The two opening Palestrina works, a Sanctus for high and a Supplicationes for low voices were, perhaps, the best of the sacred offerings. The Radcliffe group has mellowed in the past year, although an absence of really first-rate soprano voices is still evident in the lovely Sanctus. Singing the Supplicationes with fine balance and diction, the low voices sacrificed some precision as Professor Woodworth wisely kept to the earnest simplicity of this work.
Palestrina's exceedingly difficult Stabat Mater for 24 mixed voices, probably beyond the capabilities of the available performers, suffered from the apparently unquenchable desire of individual voices to stand out alone. The performance lacked both clarity and freshness; it continually dragged. Similar difficulties were encountered in the four Gabrieli selections, although the fine expression and phrasing in Monteverdi's Ohime Se Tanto Amate made up for lapses in technique. With the superb playing of six members of the New England Conservatory's brass department backing them up, the combined groups offered, in the final Jubilate Deo, some of the unrestrained, full-blown sonorities the large audience had been waiting to hear.
In the less serious half of the concert, Eliot Carter's Tarantella; "Mater, Ades, Florum," precipitated a mass unrest in the graves of La Seala ghosts with its sometimes odd, other times uproarious parody of Latin opera. A tonor with a southern accent high-lighted the successful rendition of a somewhat redundant Gertrude Stein text set to Virgil Thomson music, and the Radcliffe group did nicely with Professor Ballantine's fine blending of music and words in Lake Werna's Water, a work dedicated to Professor Woodworth. A good performance of the Hindemith Choral Fugue ended the program.
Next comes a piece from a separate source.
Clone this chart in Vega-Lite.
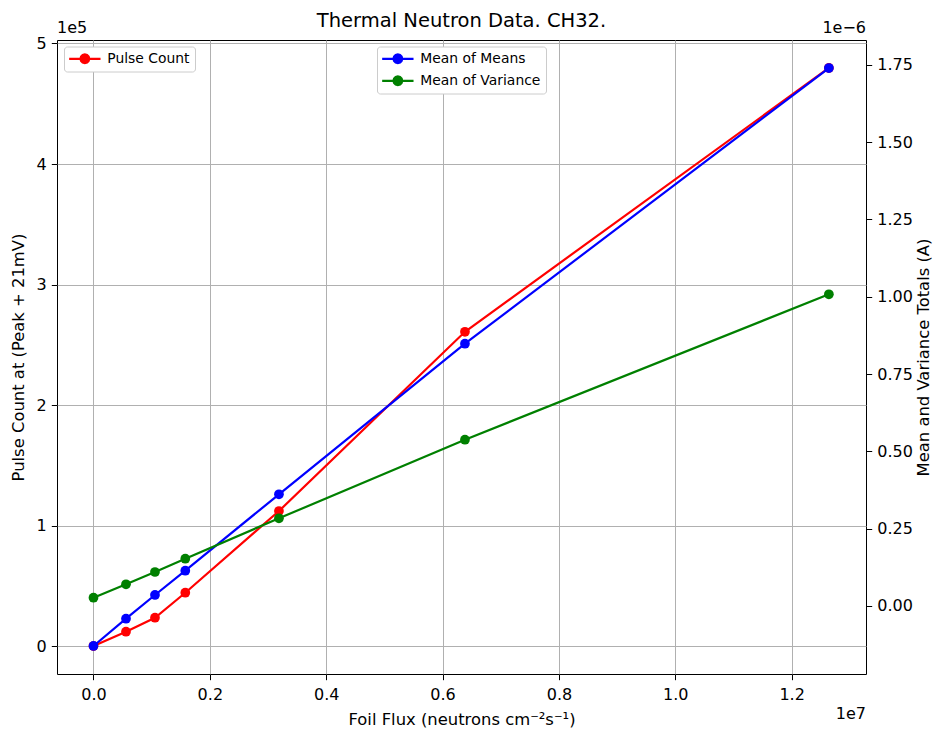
{
  "$schema": "https://vega.github.io/schema/vega-lite/v6.json",
  "width": 809,
  "height": 634,
  "autosize": {"type": "none"},
  "padding": {"left": 57, "top": 40, "right": 68, "bottom": 55},
  "background": "white",
  "title": {"text": "Thermal Neutron Data. CH32.", "fontSize": 19.5, "fontWeight": "normal", "font": "DejaVu Sans", "color": "black", "baseline": "bottom", "offset": 4, "dy": 34, "anchor": "middle"},
  "data": {"values": [
    {"flux": 0, "value": 0, "series": "Pulse Count"},
    {"flux": 559000, "value": 11870, "series": "Pulse Count"},
    {"flux": 1057000, "value": 23490, "series": "Pulse Count"},
    {"flux": 1578000, "value": 44230, "series": "Pulse Count"},
    {"flux": 3188000, "value": 112030, "series": "Pulse Count"},
    {"flux": 6385000, "value": 260800, "series": "Pulse Count"},
    {"flux": 12640000, "value": 479700, "series": "Pulse Count"},
    {"flux": 0, "value": -1.293e-7, "series": "Mean of Means"},
    {"flux": 559000, "value": -4.11e-8, "series": "Mean of Means"},
    {"flux": 1057000, "value": 3.56e-8, "series": "Mean of Means"},
    {"flux": 1578000, "value": 1.141e-7, "series": "Mean of Means"},
    {"flux": 3188000, "value": 3.611e-7, "series": "Mean of Means"},
    {"flux": 6385000, "value": 8.48e-7, "series": "Mean of Means"},
    {"flux": 12640000, "value": 1.7394e-6, "series": "Mean of Means"},
    {"flux": 0, "value": 2.68e-8, "series": "Mean of Variance"},
    {"flux": 559000, "value": 7.02e-8, "series": "Mean of Variance"},
    {"flux": 1057000, "value": 1.099e-7, "series": "Mean of Variance"},
    {"flux": 1578000, "value": 1.529e-7, "series": "Mean of Variance"},
    {"flux": 3188000, "value": 2.835e-7, "series": "Mean of Variance"},
    {"flux": 6385000, "value": 5.377e-7, "series": "Mean of Variance"},
    {"flux": 12640000, "value": 1.0078e-6, "series": "Mean of Variance"}
  ]},
  "layer": [
    {
      "transform": [{"filter": "datum.series === 'Pulse Count'"}],
      "encoding": {
        "x": {
          "field": "flux", "type": "quantitative",
          "scale": {"domain": [-627000, 13278000], "nice": false, "zero": false},
          "axis": {"title": "Foil Flux (neutrons cm⁻²s⁻¹)", "values": [0, 2000000, 4000000, 6000000, 8000000, 10000000, 12000000], "labelExpr": "format(datum.value / 1e7, '.1f')", "grid": true, "titlePadding": 9, "labelPadding": 7}
        },
        "y": {
          "field": "value", "type": "quantitative",
          "scale": {"domain": [-23200, 502900], "nice": false, "zero": false},
          "axis": {"orient": "left", "title": "Pulse Count at (Peak + 21mV)", "values": [0, 100000, 200000, 300000, 400000, 500000], "labelExpr": "format(datum.value / 1e5, 'd')", "grid": true, "titlePadding": 10}
        }
      },
      "layer": [
        {
          "mark": {"type": "point", "filled": true, "size": 95, "opacity": 1},
          "encoding": {"color": {"field": "series", "type": "nominal", "scale": {"domain": ["Pulse Count"], "range": ["red"]},
            "legend": {"orient": "none", "legendX": 7, "legendY": 6.5, "title": null, "symbolType": "M-2.85,-0.2L2.85,-0.2L2.85,0.2L-2.85,0.2ZM1,0L0.866,0.5L0.5,0.866L0,1L-0.5,0.866L-0.866,0.5L-1,0L-0.866,-0.5L-0.5,-0.866L0,-1L0.5,-0.866L0.866,-0.5Z", "symbolSize": 121, "symbolStrokeWidth": 0, "symbolOffset": 8.5, "labelOffset": 15.5, "labelFontSize": 13.9, "labelColor": "black", "padding": 5.4, "strokeColor": "#cccccc", "fillColor": "white", "cornerRadius": 3, "rowPadding": 7}}}
        },
        {
          "mark": {"type": "line", "strokeWidth": 2.2},
          "encoding": {"color": {"field": "series", "type": "nominal", "scale": {"domain": ["Pulse Count"], "range": ["red"]}, "legend": null}}
        }
      ]
    },
    {
      "transform": [{"filter": "datum.series !== 'Pulse Count'"}],
      "encoding": {
        "x": {"field": "flux", "type": "quantitative", "axis": {"title": "Foil Flux (neutrons cm⁻²s⁻¹)", "values": [0, 2000000, 4000000, 6000000, 8000000, 10000000, 12000000], "labelExpr": "format(datum.value / 1e7, '.1f')", "grid": true, "titlePadding": 9, "labelPadding": 7}},
        "y": {
          "field": "value", "type": "quantitative",
          "scale": {"domain": [-2.199e-7, 1.83e-6], "nice": false, "zero": false},
          "axis": {"orient": "right", "title": "Mean and Variance Totals (A)", "values": [0, 2.5e-7, 5e-7, 7.5e-7, 1e-6, 1.25e-6, 1.5e-6, 1.75e-6], "labelExpr": "format(datum.value * 1e6, '.2f')", "grid": false, "titleAngle": 270, "titleBaseline": "top", "titlePadding": 3}
        }
      },
      "layer": [
        {
          "mark": {"type": "point", "filled": true, "size": 95, "opacity": 1},
          "encoding": {"color": {"field": "series", "type": "nominal", "scale": {"domain": ["Mean of Means", "Mean of Variance"], "range": ["blue", "green"]},
            "legend": {"orient": "none", "legendX": 320, "legendY": 6.5, "title": null, "symbolType": "M-2.85,-0.2L2.85,-0.2L2.85,0.2L-2.85,0.2ZM1,0L0.866,0.5L0.5,0.866L0,1L-0.5,0.866L-0.866,0.5L-1,0L-0.866,-0.5L-0.5,-0.866L0,-1L0.5,-0.866L0.866,-0.5Z", "symbolSize": 121, "symbolStrokeWidth": 0, "symbolOffset": 8.5, "labelOffset": 15.5, "labelFontSize": 13.9, "labelColor": "black", "padding": 5.4, "strokeColor": "#cccccc", "fillColor": "white", "cornerRadius": 3, "rowPadding": 7}}}
        },
        {
          "mark": {"type": "line", "strokeWidth": 2.2},
          "encoding": {"color": {"field": "series", "type": "nominal", "scale": {"domain": ["Mean of Means", "Mean of Variance"], "range": ["blue", "green"]}, "legend": null}}
        }
      ]
    },
    {
      "data": {"values": [{}]},
      "encoding": {
        "x": {"datum": 0, "type": "quantitative", "axis": {"title": "Foil Flux (neutrons cm⁻²s⁻¹)", "values": [0, 2000000, 4000000, 6000000, 8000000, 10000000, 12000000], "labelExpr": "format(datum.value / 1e7, '.1f')", "grid": true, "titlePadding": 9, "labelPadding": 7}},
        "y": {"datum": 1, "type": "quantitative", "scale": {"domain": [0, 1], "nice": false, "zero": false}, "axis": null}
      },
      "layer": [
        {
          "mark": {"type": "text", "align": "left", "baseline": "alphabetic", "dy": -7, "fontSize": 16, "color": "black"},
          "encoding": {
            "x": {"datum": -627000, "type": "quantitative", "axis": {"title": "Foil Flux (neutrons cm⁻²s⁻¹)", "values": [0, 2000000, 4000000, 6000000, 8000000, 10000000, 12000000], "labelExpr": "format(datum.value / 1e7, '.1f')", "grid": true, "titlePadding": 9, "labelPadding": 7}},
            "text": {"value": "1e5"}
          }
        },
        {
          "mark": {"type": "text", "align": "right", "baseline": "alphabetic", "dy": -7, "fontSize": 16, "color": "black"},
          "encoding": {
            "x": {"datum": 13278000, "type": "quantitative", "axis": {"title": "Foil Flux (neutrons cm⁻²s⁻¹)", "values": [0, 2000000, 4000000, 6000000, 8000000, 10000000, 12000000], "labelExpr": "format(datum.value / 1e7, '.1f')", "grid": true, "titlePadding": 9, "labelPadding": 7}},
            "text": {"value": "1e−6"}
          }
        },
        {
          "mark": {"type": "text", "align": "right", "baseline": "alphabetic", "dy": 45, "fontSize": 16, "color": "black"},
          "encoding": {
            "x": {"datum": 13278000, "type": "quantitative", "axis": {"title": "Foil Flux (neutrons cm⁻²s⁻¹)", "values": [0, 2000000, 4000000, 6000000, 8000000, 10000000, 12000000], "labelExpr": "format(datum.value / 1e7, '.1f')", "grid": true, "titlePadding": 9, "labelPadding": 7}},
            "y": {"datum": 0, "type": "quantitative", "axis": null},
            "text": {"value": "1e7"}
          }
        }
      ]
    }
  ],
  "resolve": {"scale": {"y": "independent", "color": "independent"}, "legend": {"color": "independent"}},
  "config": {
    "font": "DejaVu Sans",
    "view": {"stroke": "black", "strokeWidth": 1},
    "axis": {
      "domain": false,
      "ticks": true,
      "tickColor": "black",
      "tickWidth": 1,
      "tickSize": 5.7,
      "labelPadding": 5,
      "labelFontSize": 16,
      "labelColor": "black",
      "labelFont": "DejaVu Sans",
      "titleFont": "DejaVu Sans",
      "titleFontSize": 16.4,
      "titleFontWeight": "normal",
      "titleColor": "black",
      "gridColor": "#b0b0b0",
      "gridWidth": 1,
      "gridOpacity": 1,
      "labelFlush": false,
      "labelOverlap": false
    },
    "legend": {"labelFont": "DejaVu Sans"}
  }
}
Throughout, the impression was unavoidable that in both choice and interpretation of selections, too much stress was laid upon seeking works notable either for their historical significance or textual content. Tone, precision, sonority--the overall musical possibilities open to some 200 mixed voices were not given enough weight. In the final analysis, it is the sound of music which determines its worth, and the Harvard groups have been straying from this basic premise of late.